───── DATA SHOWN ─────

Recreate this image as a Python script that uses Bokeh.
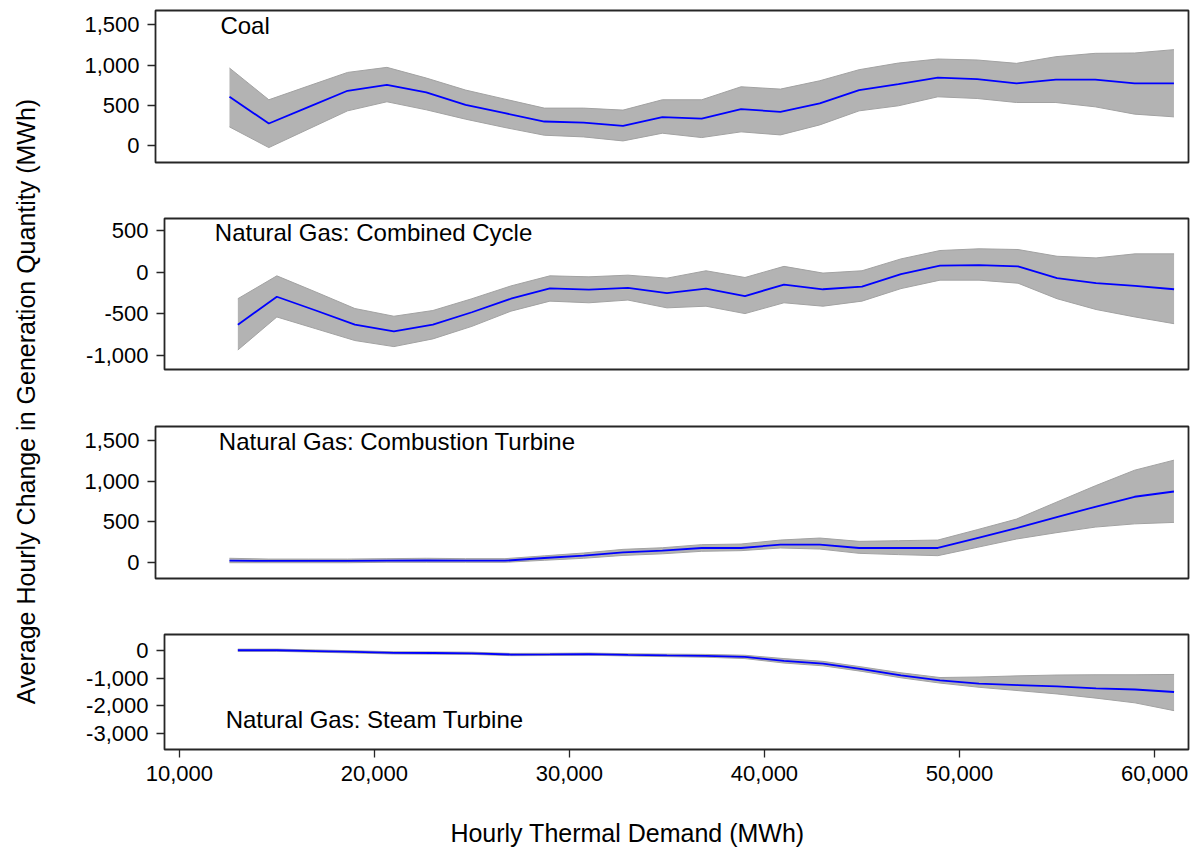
from bokeh.plotting import figure
from bokeh.layouts import row, column
from bokeh.models import Range1d, FixedTicker, NumeralTickFormatter, Label
from bokeh.embed import file_html
from bokeh.resources import INLINE
import math

# Hourly thermal demand bins (MWh)
demand = [13000, 15000, 17000, 19000, 21000, 23000, 25000, 27000, 29000, 31000,
          33000, 35000, 37000, 39000, 41000, 43000, 45000, 47000, 49000, 51000,
          53000, 55000, 57000, 59000, 61000]

# Coal
coal_mean = [604, 271, 475, 679, 754, 658, 504, 400, 296, 283, 242, 350, 333,
             450, 417, 521, 688, 763, 842, 825, 771, 817, 817, 771, 771]
coal_upper = [963, 567, 738, 908, 971, 838, 688, 575, 463, 463, 438, 567, 567,
              729, 700, 804, 942, 1025, 1075, 1063, 1021, 1104, 1146, 1150, 1192]
coal_lower = [229, -29, 200, 429, 542, 442, 325, 221, 125, 104, 54, 150, 96,
              167, 129, 254, 429, 492, 604, 583, 533, 533, 479, 388, 354]

# Natural gas: combined cycle
ngcc_mean = [-630, -293, -459, -630, -711, -630, -480, -317, -191, -207, -187, -250, -195,
             -285, -146, -203, -171, -20, 81, 89, 73, -69, -130, -163, -203]
ngcc_upper = [-317, -41, -236, -435, -528, -459, -317, -163, -41, -53, -33, -69, 20,
              -61, 73, -8, 20, 163, 264, 285, 276, 195, 175, 224, 224]
ngcc_lower = [-935, -537, -679, -821, -894, -801, -650, -467, -346, -366, -333, -427, -407,
              -496, -366, -407, -346, -195, -93, -93, -130, -317, -447, -537, -618]

# Natural gas: combustion turbine
ct_mean = [20, 18, 18, 18, 22, 25, 22, 20, 53, 82, 123, 144, 177,
           177, 218, 218, 177, 177, 177, 300, 423, 555, 686, 810, 875]
ct_upper = [50, 40, 40, 40, 45, 50, 45, 45, 80, 115, 160, 180, 218,
            226, 275, 300, 259, 267, 275, 403, 534, 740, 945, 1138, 1262]
ct_lower = [-5, -5, -5, -5, 0, 0, 0, 0, 25, 50, 85, 105, 136,
            144, 177, 164, 111, 95, 82, 185, 288, 365, 435, 475, 493]

# Natural gas: steam turbine
st_mean = [0, 0, -30, -60, -95, -100, -110, -155, -150, -140, -165, -185, -200,
           -240, -380, -480, -680, -900, -1080, -1200, -1250, -1300, -1370, -1410, -1500]
st_upper = [40, 40, 10, -20, -55, -60, -70, -115, -110, -100, -125, -140, -150,
            -180, -300, -400, -600, -810, -980, -960, -920, -890, -880, -880, -870]
st_lower = [-40, -40, -70, -100, -135, -140, -150, -195, -190, -180, -205, -230, -250,
            -300, -460, -560, -760, -990, -1180, -1330, -1450, -1570, -1720, -1890, -2170]

x_ticks = [10000, 20000, 30000, 40000, 50000, 60000]

FONT = "Liberation Sans"
TICK_SIZE = "22px"
TITLE_SIZE = "24px"
AXIS_TITLE_SIZE = "25px"

LABEL_W = 50
PANEL_W = 1196 - LABEL_W


def panel(mean, upper, lower, y_range, y_ticks, title, title_xy, height,
          border_left, border_top, border_bottom, show_x=False):
    p = figure(width=PANEL_W, height=height, output_backend="svg", toolbar_location=None,
               x_range=Range1d(9240, 61740), y_range=Range1d(*y_range),
               min_border_left=border_left, min_border_right=8,
               min_border_top=border_top, min_border_bottom=border_bottom)
    p.frame_align = False
    p.title.visible = False
    p.grid.visible = False
    p.background_fill_color = "white"
    p.border_fill_color = "white"
    p.outline_line_color = "#262626"
    p.outline_line_width = 1.8

    p.varea(x=demand, y1=lower, y2=upper, fill_color="#b3b3b3", fill_alpha=1.0)
    p.line(demand, upper, line_color="#a2a2a2", line_width=1)
    p.line(demand, lower, line_color="#a2a2a2", line_width=1)
    p.line(demand, mean, line_color="#0000ff", line_width=1.8)

    yax = p.yaxis[0]
    yax.ticker = FixedTicker(ticks=y_ticks)
    yax.formatter = NumeralTickFormatter(format="0,0")
    yax.axis_line_color = None
    yax.major_tick_out = 8
    yax.major_tick_in = 0
    yax.minor_tick_line_color = None
    yax.major_tick_line_color = "#262626"
    yax.major_tick_line_width = 1.3
    yax.major_label_standoff = 8
    yax.major_label_text_font = FONT
    yax.major_label_text_font_size = TICK_SIZE
    yax.major_label_text_color = "black"

    xax = p.xaxis[0]
    if show_x:
        xax.ticker = FixedTicker(ticks=x_ticks)
        xax.formatter = NumeralTickFormatter(format="0,0")
        xax.axis_line_color = None
        xax.major_tick_out = 8
        xax.major_tick_in = 0
        xax.minor_tick_line_color = None
        xax.major_tick_line_color = "#262626"
        xax.major_tick_line_width = 1.3
        xax.major_label_standoff = 8
        xax.major_label_text_font = FONT
        xax.major_label_text_font_size = TICK_SIZE
        xax.major_label_text_color = "black"
    else:
        xax.visible = False

    p.add_layout(Label(x=title_xy[0], y=title_xy[1], text=title,
                       text_font=FONT, text_font_size=TITLE_SIZE,
                       text_color="black", text_baseline="alphabetic",
                       text_align="left"))
    return p


def text_strip(width, height, text, x, y, angle=0.0):
    """A bare canvas holding a single piece of title text."""
    f = figure(width=width, height=height, output_backend="svg", toolbar_location=None,
               x_range=Range1d(0, width), y_range=Range1d(0, height),
               x_axis_type=None, y_axis_type=None,
               min_border_left=0, min_border_right=0, min_border_top=0, min_border_bottom=0)
    f.frame_align = False
    f.title.visible = False
    f.grid.visible = False
    f.outline_line_color = None
    f.add_layout(Label(x=x, y=y, text=text, angle=angle,
                       text_align="center", text_baseline="middle",
                       text_font=FONT, text_font_size=AXIS_TITLE_SIZE, text_color="black"))
    return f


p1 = panel(coal_mean, coal_upper, coal_lower, (-215, 1680), [0, 500, 1000, 1500],
           "Coal", (12540, 1492), 190, 105, 10, 28)
p2 = panel(ngcc_mean, ngcc_upper, ngcc_lower, (-1170, 650), [-1000, -500, 0, 500],
           "Natural Gas: Combined Cycle", (11820, 476), 207, 114, 28, 28)
p3 = panel(ct_mean, ct_upper, ct_lower, (-200, 1678), [0, 500, 1000, 1500],
           "Natural Gas: Combustion Turbine", (12460, 1497), 209, 105, 29, 28)
p4 = panel(st_mean, st_upper, st_lower, (-3565, 565), [-3000, -2000, -1000, 0],
           "Natural Gas: Steam Turbine", (12376, -2496), 203, 114, 28, 60, show_x=True)

# Horizontal axis title under the stacked panels
x_title = text_strip(PANEL_W, 39, "Hourly Thermal Demand (MWh)", 577, 16)

# Shared vertical axis title
y_title = text_strip(LABEL_W, 848, "Average Hourly Change in Generation Quantity (MWh)",
                     25, 447, angle=math.pi / 2)

layout = row(y_title, column(p1, p2, p3, p4, x_title))
open("out.html", "w").write(file_html(layout, INLINE))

─────

### TASK TO COMPLETE
Write out an exact copy of the listing, first line through the line containing "53000, 55000, 57000, 59000, 61000]", with the pictures left out.

### ANSWER TO THIS EXERCISE
Recreate this image as a Python script that uses Bokeh.
from bokeh.plotting import figure
from bokeh.layouts import row, column
from bokeh.models import Range1d, FixedTicker, NumeralTickFormatter, Label
from bokeh.embed import file_html
from bokeh.resources import INLINE
import math

# Hourly thermal demand bins (MWh)
demand = [13000, 15000, 17000, 19000, 21000, 23000, 25000, 27000, 29000, 31000,
          33000, 35000, 37000, 39000, 41000, 43000, 45000, 47000, 49000, 51000,
          53000, 55000, 57000, 59000, 61000]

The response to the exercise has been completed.